| 04 January 2010
Inflation vs. Currency Reserves
including Gold Prices
Did the historic economic crisis left Americans with plenty of things to worry about? But is inflation one of them? These are the questions that has been left behind in 2009; as a new dawn in 2010 shows some brighter perspective for the US economy and the US Dollar at the same time.
Although, some may disagree to this notion that there may still be some lerking dilema behind the recovery. The answers to these questions will define the real stand of the Federal Reserve bank in this year. However, a pullback from an unprecedented level of monetary stimulus came just in time versus the worst financial panic since the Great Depression has always been the case made by some expert economist.
On the upfront, it appears true. The most recent report by the University of Michigan consumer survey showed a 0.2 percentage point decline in expected inflation one-year out, to 2.5 percent. Market-based barometers and sentiment index have moved higher, although it may not be considered in the red.
Beneath the weak economic background and keeping prices in check at most times, economists and consumers are increasingly concerned about the continuous loss of the purchasing power of the US Dollar versus the other foreign currencies of the biggest trading partners in the competitive world where the very definition of inflation is mostly measured. According to some economic models, consumers do see that the prospect of future inflation has some implications for prices by itself. Once higher costs are taken for granted in most countries, they are more easily tolerated until such time that they realize that there is something more than what it feels inside the grocery or department store.

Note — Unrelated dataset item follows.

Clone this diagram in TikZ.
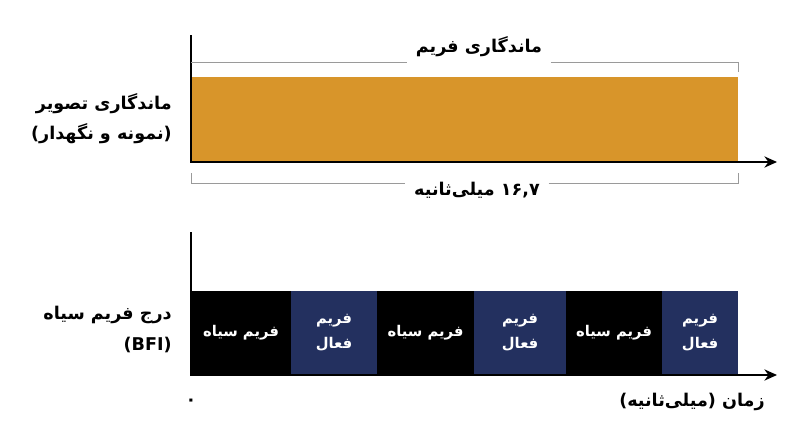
\documentclass[tikz,border=0pt]{standalone}
\usepackage{fontspec}
\newfontfamily\farsi[Script=Arabic]{DejaVu Sans}
\TeXXeTstate=1
\usetikzlibrary{positioning,arrows.meta}

\definecolor{holdorange}{HTML}{D8952A}
\definecolor{activenavy}{HTML}{23305F}
\definecolor{spangray}{HTML}{9A9A9A}

\begin{document}
\begin{tikzpicture}[
    x=0.025cm, y=-0.025cm,
    node distance=0pt,
    axis/.style={line width=1.2pt, -{Stealth[length=9pt,width=8pt]}},
    span/.style={draw=spangray, line width=0.6pt},
    fa/.style={font=\farsi\bfseries\fontsize{12.5}{17}\selectfont, inner sep=0pt},
    sidelabel/.style={fa, align=right, anchor=east},
    spanlabel/.style={fa, inner xsep=6pt},
    hold bar/.style={fill=holdorange, minimum width=13.675cm, minimum height=2.125cm, inner sep=0pt, outer sep=0pt, anchor=south west},
    frame/.style={minimum height=2.1cm, inner sep=0pt, outer sep=0pt, font=\farsi\bfseries\fontsize{10.5}{17.5}\selectfont, text=white, align=center},
    black frame/.style={frame, fill=black},
    active frame/.style={frame, fill=activenavy}
]
\useasboundingbox (0,0) rectangle (800,447);

% sample and hold
\coordinate (top peak) at (191,35);
\coordinate (top origin) at (191,162);
\coordinate (top end) at (777,162);
\node[hold bar] (hold) at (top origin) {};
\draw[axis] (top peak) -- (top origin) -- (top end);

\node[sidelabel] (hold name) at (172,104) {\beginR ماندگاری تصویر\endR};
\node[sidelabel] (hold note) at (172,134) {\beginR (نمونه و نگهدار)\endR};

\coordinate (persist left) at (191,62);
\coordinate (persist right) at (738,62);
\node[spanlabel] (persist) at (479,47) {\beginR ماندگاری فریم\endR};
\draw[span] (persist left) -- (persist.west |- persist left);
\draw[span] (persist.east |- persist right) -- (persist right) -- ++(0,10);

\coordinate (period left) at (191,183);
\coordinate (period right) at (738,183);
\node[spanlabel] (period) at (477,190) {\beginR\beginL ۱۶,۷\endL{} میلی‌ثانیه\endR};
\draw[span] (period left) ++(0,-10) -- (period left) -- (period.west |- period left);
\draw[span] (period.east |- period right) -- (period right) -- ++(0,-10);

% black frame insertion
\coordinate (bfi peak) at (191,232);
\coordinate (bfi origin) at (191,375);
\coordinate (bfi end) at (777,375);

\node[black frame, minimum width=2.5cm, anchor=south west] (f1) at (bfi origin) {\beginR فریم سیاه\endR};
\node[active frame, minimum width=2.15cm, right=of f1] (f2) {فریم\\فعال};
\node[black frame, minimum width=2.425cm, right=of f2] (f3) {\beginR فریم سیاه\endR};
\node[active frame, minimum width=2.3cm, right=of f3] (f4) {فریم\\فعال};
\node[black frame, minimum width=2.4cm, right=of f4] (f5) {\beginR فریم سیاه\endR};
\node[active frame, minimum width=1.9cm, right=of f5] (f6) {فریم\\فعال};
\draw[axis] (bfi peak) -- (bfi origin) -- (bfi end);

\node[sidelabel] (bfi name) at (172,315) {\beginR درج فریم سیاه\endR};
\node[sidelabel] (bfi note) at (172,345) {(BFI)};

\node[fa] (zero) at (191,402) {۰};
\node[fa, anchor=east] (time) at (765,402) {\beginR زمان (میلی‌ثانیه)\endR};

\end{tikzpicture}
\end{document}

The price of gold, often viewed as a hedge against inflation, has set record after record, peaking above $1,226.38 an ounce last year before retreating to below $1,100. A recent JPMorgan survey of clients found that 61 percent expected U.S. inflation to be "above its target levels" between 2011 and 2014. Another consumer confidence survey, published by The Conference Board, showed Americans expect prices to climb a troubling 5.1 percent over the next 12 months.
That may seem surprising considering the world has faced a crippling financial crisis that many economists warned might lead to deflation. But it makes sense in the context of the extraordinary measures taken to halt the meltdown. Experts who have studied bouts of inflation, most common in poor or developing countries, say the makings of an inflationary psychology are already in place in the United States. It begins, they say, when unfathomably large figures are bandied about as if they were mere change.

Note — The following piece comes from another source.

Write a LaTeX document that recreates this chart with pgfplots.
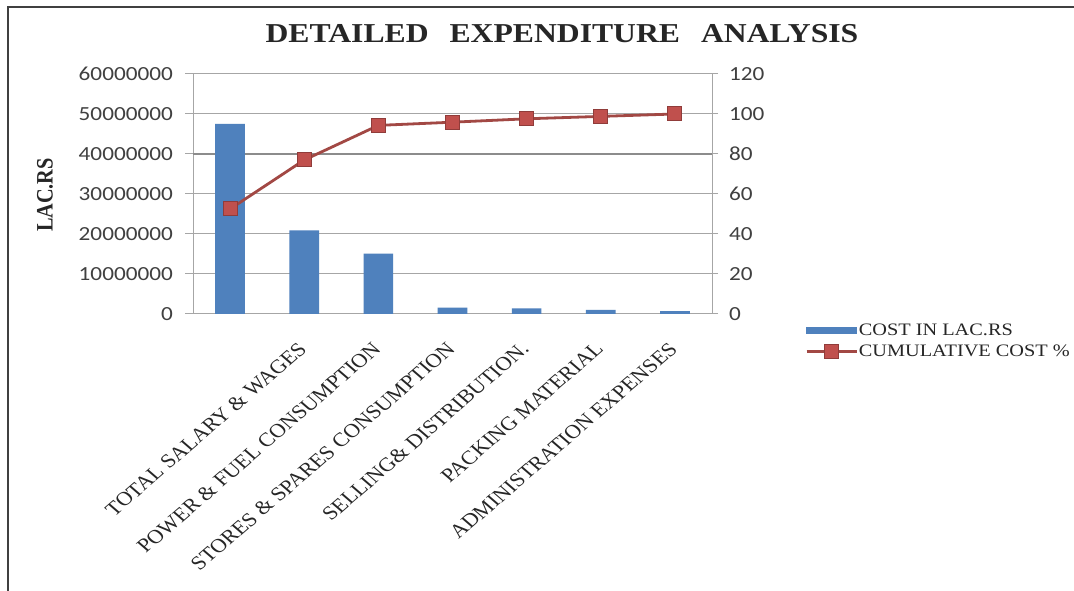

The share of global foreign exchange reserves held in U.S. dollars declined in the third quarter of 2009; whereas the USDX registered witha 74.20 low, even as overall world reserves swelled to a record $7.5 trillion, International Monetary Fund data resource center. The IMF data showed the dollar's share of the roughly $4.4 trillion of world reserves of which the composition is known fell to 61.6 percent between July and September, from 62.8 percent in the prior quarter.
The euro's share of known reserves edged up to 27.7 percent from 27.4 percent and the yen share rose to 3.2 percent from 3.1 percent, the data showed. Holdings of other foreign currencies as a reference to funds other than the dollar, euro, yen, sterling or Swiss franc -- showed the biggest shift. Though a small share of the known reserves, so-called other currency holdings rose to 2.9 percent from 2.2 percent.
The very propects of the US Dollar to move higher this 1st quarter of the year 2010 are more promising than ever. The relative strength of the USDX will continue as the end of the year of 2009 were just a bird's eye view of what is at stake for this year.
But the spill over of some economist may still be weary of this recovery. Of course, there will always be some major corrections along the way but the direcional movement of the prices and specially for commodities is to go higher. This outlook is more positive than most economist would say. That is why some traders and sophisticated investors are still not willing to put their investment funds into the trade until they see some considerable movements.
As the market prices can swing dramatically and unexpectedly specially right after New Year where position adjustments are made that may eventually make the US dollar move with such volatility that it may drop and other European currencies may exactly do the opposite. These are very common in liquidity adjustments and the interbank dealers may have a dramatic push and pull strategies in place that may make retail and sophisticated investors drawback most postions on the start of the trading week.